Lloyd grabs Faye’s arm and shakes it. IT’S NOT MY BABY, YOU DUMB FUCKING BITCH. IT’S JAESUNG’S. I’M SAVING IT FOR JAESUNG, AND WHEN HE’S FREED, HE’S GOING TO THANK ME FOR SAVING HIM, UNDERSTAND? YOUR LIFE IS WORTH NOTHING COMPARED TO HIS AND THIS BABY’S.

I met him when I met you, and if I could not have met him, I could not have met you, so I don’t know if I would take it back. He’s going to make me take it back. All this is not worth having met you, been with you. How could this have happened to us? Yes, there’s a baby. That room after the violent street protest, in that room, when you and I made love among radishes and onions, I got pregnant. And I couldn’t do what people do in romance novels or movies. I’m sorry.

“You’re mad at me, not her, Lloyd,” I tell him. “You’re right. I don’t want to have this baby, but I will do whatever you want. Let my friends go. I’m the one who shut you out. I was wrong. I’ll listen. I’ll help. Whatever you want.” I put myself between him and Faye. “I’ll do whatever you say, just let them go. Please, Lloyd.”





46


One night in my dorm room, two weeks after I’d seen you in Seoul, I called you at your parents’ house. It was the fourth time in the last two days I’d called and there had been no answer. I figured you’d be back in the States by now and were busy getting ready for college. It was late when I called this time, nearly eleven thirty, but your family lived in North Dakota, so I thought the time difference would make it early enough. Still, I was nervous. Why was I nervous? Part of me remembered the girl named Aecha. Had you left me for her?

“Yes? Hello?” someone said.

I told him I was looking for you, that I was a friend from the Korean tour, and my voice hesitated at the word “friend.” Inwardly I was fuming that you were making me embarrass myself this way. You should have called me by now. You should have. But I remembered my promise—no more breaking it off unless I meant it, really meant it, and I couldn’t. You knew I couldn’t.

I had to ask him to repeat himself because his words didn’t make sense. The man on the other end of the telephone line said, “We appreciate your call. My wife and I, it’s difficult. We know Jaesung had many, many good friends.”

“Is he there? Can I talk to him, please?”

“I’m sorry?”

“I thought he was already back. School started, didn’t it? Was there a delay?” I thought how I’d tell you how your father’s voice didn’t sound anything like yours, and I wondered if you’d sound like him when you were old. I couldn’t imagine you old.

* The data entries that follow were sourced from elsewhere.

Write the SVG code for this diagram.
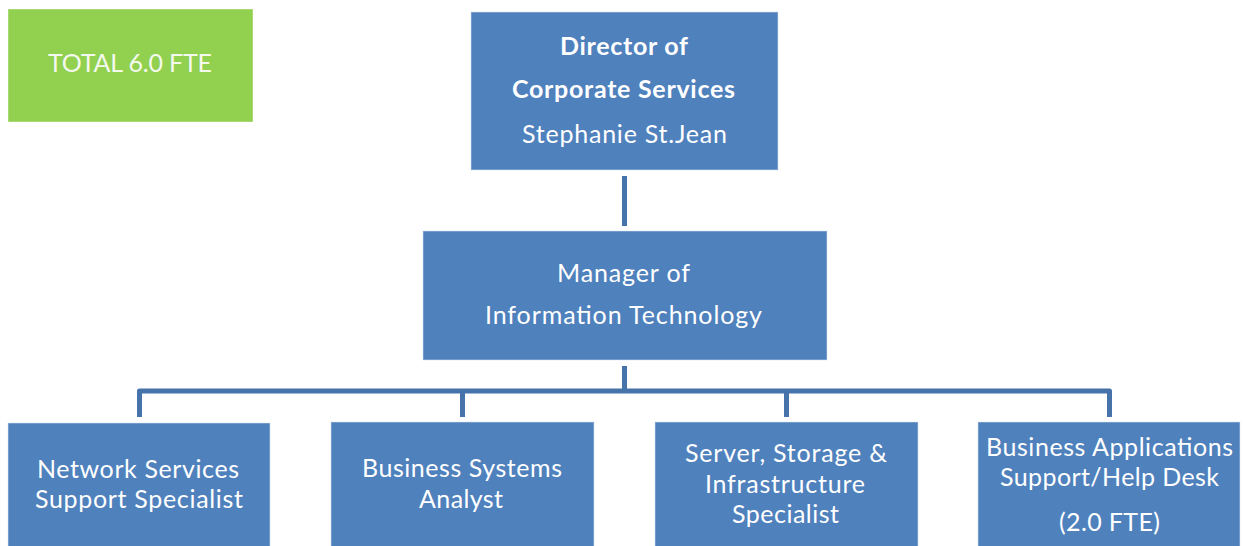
<svg xmlns="http://www.w3.org/2000/svg" width="1244" height="546" viewBox="0 0 1244 546">
  <style>
    .box { fill: #4f81bd; stroke: #dbe5f1; stroke-opacity: 0.55; stroke-width: 1; }
    .green { fill: #92d050; stroke: #ffffff; stroke-opacity: 0.4; stroke-width: 1; }
    .t { font-family: Lato, "Open Sans", "Liberation Sans", sans-serif; font-size: 25px; fill: #ffffff; text-anchor: middle; }
    .b { font-weight: bold; }
    .conn { fill: none; stroke: #4673aa; stroke-width: 5; stroke-linejoin: round; stroke-linecap: butt; }
  </style>
  <rect width="1244" height="546" fill="#ffffff"/>

  <g id="connectors">
    <line class="conn" x1="624.5" y1="176" x2="624.5" y2="226"/>
    <line class="conn" x1="624.5" y1="366" x2="624.5" y2="391"/>
    <path class="conn" d="M139.5,417 V391 H1109.5 V417"/>
    <line class="conn" x1="462.5" y1="391" x2="462.5" y2="417"/>
    <line class="conn" x1="786.5" y1="391" x2="786.5" y2="417"/>
  </g>

  <g id="total">
    <rect class="green" x="8" y="9" width="245" height="113"/>
    <text class="t" x="130" y="72" textLength="164" style="fill:#f4f9ee">TOTAL 6.0 FTE</text>
  </g>

  <g id="director">
    <rect class="box" x="471" y="12" width="307" height="158"/>
    <text class="t b" x="624" y="55" textLength="128">Director of</text>
    <text class="t b" x="623.5" y="98" textLength="223">Corporate Services</text>
    <text class="t" x="624.5" y="143" textLength="205">Stephanie St.Jean</text>
  </g>

  <g id="manager">
    <rect class="box" x="423" y="231" width="404" height="129"/>
    <text class="t" x="623.5" y="282" textLength="133">Manager of</text>
    <text class="t" x="623.5" y="324" textLength="277">Information Technology</text>
  </g>

  <g id="network">
    <rect class="box" x="8" y="423" width="262" height="130"/>
    <text class="t" x="138" y="478" textLength="202">Network Services</text>
    <text class="t" x="139" y="508" textLength="208">Support Specialist</text>
  </g>

  <g id="analyst">
    <rect class="box" x="331" y="422" width="263" height="130"/>
    <text class="t" x="462" y="477" textLength="200">Business Systems</text>
    <text class="t" x="461" y="508" textLength="84">Analyst</text>
  </g>

  <g id="server">
    <rect class="box" x="655" y="422" width="263" height="130"/>
    <text class="t" x="786" y="462" textLength="202">Server, Storage &amp;</text>
    <text class="t" x="785" y="493" textLength="160">Infrastructure</text>
    <text class="t" x="785.5" y="523" textLength="107">Specialist</text>
  </g>

  <g id="helpdesk">
    <rect class="box" x="978" y="422" width="262" height="130"/>
    <text class="t" x="1109.5" y="456" textLength="247">Business Applications</text>
    <text class="t" x="1109.5" y="486" textLength="219">Support/Help Desk</text>
    <text class="t" x="1109.5" y="531" textLength="101">(2.0 FTE)</text>
  </g>
</svg>
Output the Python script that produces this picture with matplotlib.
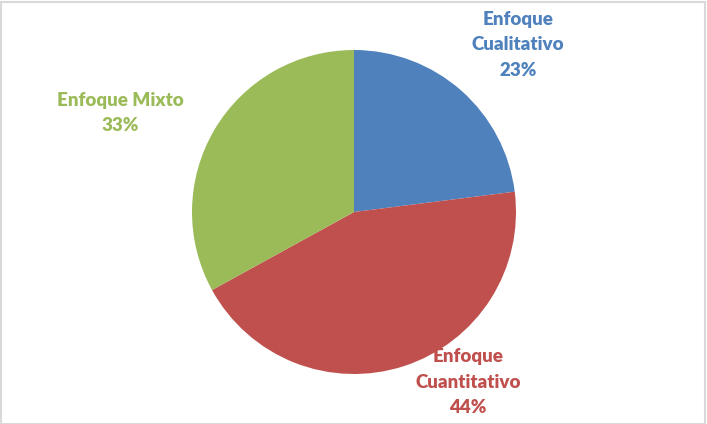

“You’ve caught us at a bad time. We just walked in from the airport. You’re asking about my son, Jaesung?”

“Yes, is he there?”

“I’m afraid you don’t understand. There was an accident.”

“You mean he’s in the hospital?” I could picture you now. Of course, you had been in a minor accident and couldn’t reach me. “Is there a phone number at the hospital? Could you tell him I called?”

There was a pause. I thought maybe we’d been disconnected. “Hello?” I said. “Hello? Hello?”